15°C ambient temperature but rather sunny so I first had some fun on local roads riding up to the highway where the actual test could start. Below is the route collected using the GPS on my phone. Since I’m using Bluetooth for OBDII data I have no BLE connection to the Energica dashboard itself.

On the highway I passed the ionity site first with really fast chargers. I have a card for it but since I had just started riding here (Doornik on the map) it didn’t make sense to charge. So instead I continued on the highway at 110 kph indicated (so 100 kph actual) for around an hour to reach Roeselare where they have 4x 50 kW fastNed chargers. Not the fastest around but plenty for us Energica owners.
I started charging at 60A, well no I did at 75A but then noticed my mistake and corrected for it. From highway riding the battery temperature was already gone up from 20°C garage temp to 25°C. The good news is that I could charge for the full 20 minutes at the 60A speed I selected. The temperature did go up to 35°C.

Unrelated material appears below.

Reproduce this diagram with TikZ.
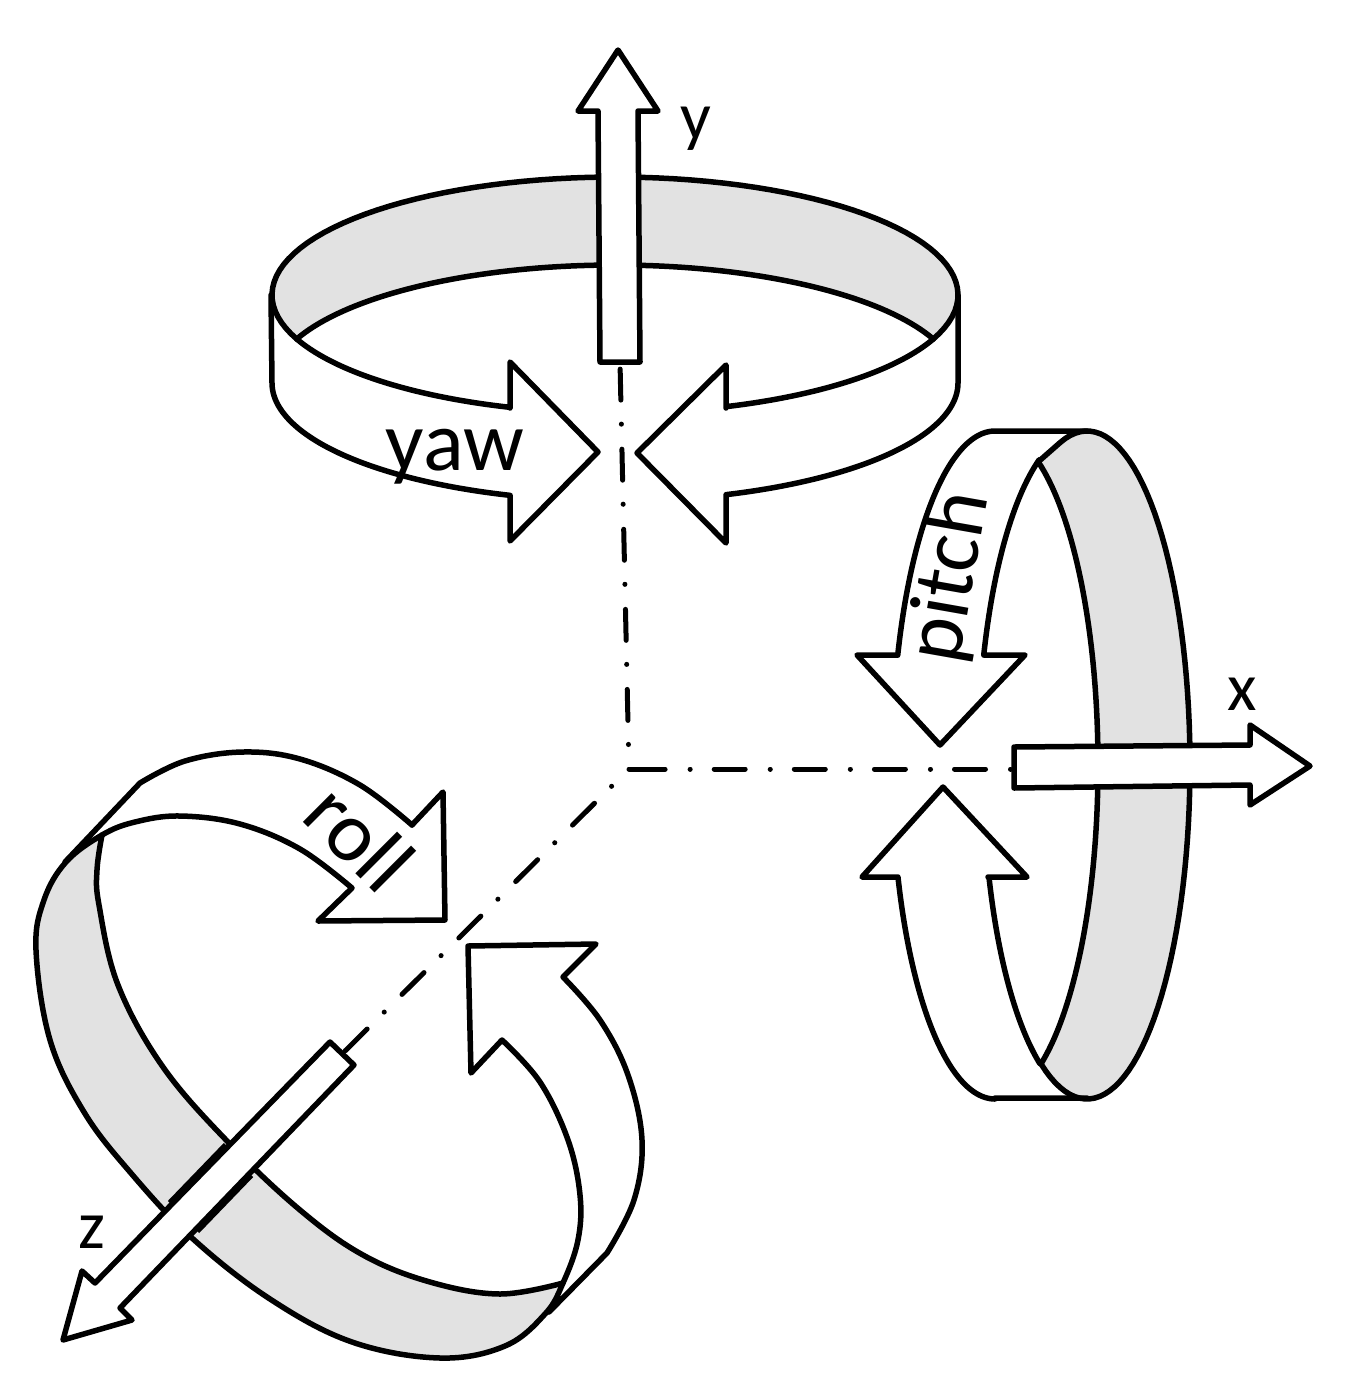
\documentclass[tikz,border=0pt]{standalone}
\usepackage{fontspec}
\setmainfont{Carlito}
\tikzset{
  outline/.style={draw=black,line width=5.5pt,line join=round,line cap=round},
  band/.style={fill=black!11.5},
  axisline/.style={draw=black,line width=5pt,line cap=round},
  shaft/.style={outline,fill=white},
  big/.style={font=\fontsize{85}{85}\selectfont,inner sep=0pt},
  small/.style={font=\fontsize{68}{68}\selectfont,inner sep=0pt},
  rc/.style={smooth,tension=.62},
  ell/.style={samples=80}
}
\begin{document}
\begin{tikzpicture}[x=1pt,y=-1pt]
\useasboundingbox (0,0) rectangle (1350,1393);
\fill[white] (0,0) rectangle (1350,1393);

% axis anchors
\coordinate (O) at (629,769);
\coordinate (Yt) at (620,362);
\coordinate (Xt) at (1014,769);
\coordinate (Zt) at (343,1053);

% yaw ring
\path[band] plot[ell,domain=158.1:381.9] ({615+343*cos(\x)},{295+118*sin(\x)}) -- plot[ell,domain=-21.9:-158.1] ({615+343*cos(\x)},{383+118*sin(\x)}) -- cycle;
\draw[outline] plot[ell,domain=158.1:381.9] ({615+343*cos(\x)},{295+118*sin(\x)});
\draw[outline] plot[ell,domain=-21.9:-158.1] ({615+343*cos(\x)},{383+118*sin(\x)});
\draw[outline] (271,295) -- plot[ell,domain=180:107.8] ({615+343*cos(\x)},{383+118*sin(\x)}) -- (510,497) -- (510,541) -- (598,452) -- (510,362) -- (510,408) -- plot[ell,domain=107.8:158.1] ({615+343*cos(\x)},{295+118*sin(\x)});
\draw[outline] (958,295) -- plot[ell,domain=0:71.1] ({615+343*cos(\x)},{383+118*sin(\x)}) -- (726,497) -- (726,543) -- (637,453) -- (726,365) -- (726,408) -- plot[ell,domain=71.1:21.9] ({615+343*cos(\x)},{295+118*sin(\x)});

% pitch ring
\path[band] (1038,462) -- plot[ell,domain=255:476.6] ({1087+103*cos(\x)},{765+334*sin(\x)}) -- plot[ell,domain=63.4:-65] ({995+103*cos(\x)},{765+334*sin(\x)}) -- cycle;
\draw[outline] (1038,462) -- plot[ell,domain=255:476.6] ({1087+103*cos(\x)},{765+334*sin(\x)});
\draw[outline] plot[ell,domain=63.4:-65] ({995+103*cos(\x)},{765+334*sin(\x)});
\draw[outline] (1087,431) -- (995,431) -- plot[ell,domain=270:199.2] ({995+103*cos(\x)},{765+334*sin(\x)}) -- (857,655) -- (940,745) -- (1025,655) -- (985,655) -- plot[ell,domain=199.2:246] ({1081+103*cos(\x)},{765+334*sin(\x)});
\draw[outline] (1087,1098) -- (995,1098) -- plot[ell,domain=90:160.4] ({995+103*cos(\x)},{765+334*sin(\x)}) -- (862,877) -- (943,787) -- (1027,877) -- (988,877) -- plot[ell,domain=160.4:116.6] ({1086+103*cos(\x)},{765+334*sin(\x)});

% roll ring
\path[band] plot[rc] coordinates {(102,835)(66,862)(44,900)(36,950)(50,1040)(84,1112)(130,1172)(192,1238)(270,1299)(352,1342)(440,1358)(505,1346)(545,1314)(563,1283)}
  -- plot[rc] coordinates {(563,1283)(500,1294)(430,1282)(363,1255)(300,1210)(228,1142)(163,1067)(118,985)(99,905)(97,870)(102,835)} -- cycle;
\draw[outline] (412,825) -- (443,792) -- (445,920) -- (318,921) -- (352,888)
  -- plot[rc] coordinates {(352,888)(300,849)(240,824)(180,816)(135,822)(102,835)(66,862)(44,900)(36,950)(50,1040)(84,1112)(130,1172)(192,1238)(270,1299)(352,1342)(440,1358)(505,1346)(545,1314)(563,1283)(578,1240)(580,1195)(568,1140)(540,1082)(502,1040)}
  -- (471,1073) -- (468,946) -- (596,944) -- (563,977)
  -- plot[rc] coordinates {(563,977)(600,1020)(628,1075)(642,1140)(634,1200)(607,1253)} -- (549,1312);
\draw[outline] plot[rc] coordinates {(412,825)(360,785)(300,759)(243,752)(185,761)(140,783)} -- (65,862);
\draw[outline] plot[rc] coordinates {(563,1283)(500,1294)(430,1282)(363,1255)(300,1210)(228,1142)(163,1067)(118,985)(99,905)(97,870)(102,835)};
\draw[draw=black,line width=6pt] (226,1145) -- (170,1203);
\draw[draw=black,line width=6pt] (251,1175) -- (197,1231);

% axes
\draw[axisline,dash pattern=on 31pt off 25pt on 0.1pt off 24pt,dash phase=31.5pt] (O) -- (Yt);
\draw[axisline,dash pattern=on 31pt off 25pt on 0.1pt off 24pt,dash phase=75pt] (O) -- (Xt);
\draw[axisline,dash pattern=on 31pt off 25pt on 0.1pt off 24pt,dash phase=31.5pt] (O) -- (Zt);
\draw[axisline] (O) -- ++(12,0);

% axis arrows
\draw[shaft] (600,362) -- (598,111) -- (578,111) -- (618,50) -- (658,111) -- (638,111) -- (640,362) -- cycle;
\draw[shaft] (1014,747) -- (1250,745) -- (1250,725) -- (1310,766) -- (1250,805) -- (1250,785) -- (1014,788) -- cycle;
\draw[shaft] (330,1042) -- (95,1283) -- (82,1271) -- (63,1340) -- (132,1320) -- (120,1308) -- (354,1065) -- cycle;

% labels
\node[big] (yawlabel) at (455,457) {yaw};
\node[big,rotate=80] (pitchlabel) at (951,577) {pitch};
\node[big,rotate=-45] (rolllabel) at (360,837) {roll};
\node[small] (ylabel) at (696,129) {y};
\node[small] (xlabel) at (1242,694) {x};
\node[small] (zlabel) at (92,1232) {z};
\end{tikzpicture}
\end{document}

If someone is interested I can always provide better graphs, these are just screenshots from the phone I was using. The resolution isn’t that great. But good enough to see that the temp (red) went up and the charge speed (blue) was steady.
Next I continued riding hoping for better cooling during that ride since the ambient temperature drop. However I didn’t notice any difference from my previous test runs. Battery temperature dropped at a rate of approx. 2°C an hour.
My next charge stop was near Gent, not even a full hour ride from Roeselare so I reached it with 34°C battery temp. But in the time required to get the charger going it dropped to 33°C. I knew I would get in the 40°C at this point if I didn’t lower charge speed but I was also not planning on doing more charges than these 2 so I did it anyway.
And indeed the temperature was at 40°C at the end of this 20 min charge and at around 60% SOC the charge speed dropped slightly. The graph here doesn’t show it that good but the speed started at 60A and ended at 50A. Not a big issue for this charge but for sure an issue for the 3rd charge of the day (if that would’ve been needed).
So a bit disappointed now that a difference in ambient temperature doesn’t help much while riding. I did however notice a few times already that the battery temp would drop a degree while setting up a charge. So that makes me wonder if the best way to cool it is to not use it for a few minutes.
Plus at what rate it would then drop in order to evaulate if it would gain time overall if I had just let it cool for a few minutes before starting high current charges. In order to explore that I’ll have to update the app with a time based temperature graph. For now you can already somewhat see the effect in the below graph where I was charging at home at 3 kW later that day.

Looks like w/o active cooling we will never get full charging speed with the 21,5 kWh pack.
So if you know your area and you have enough CCS chargers around the small batterypack is still the better choice.
Would be great if I could compare this with a 13.4 kWh pack. I’ll ask around for someone to do a similar highway run with the app logging.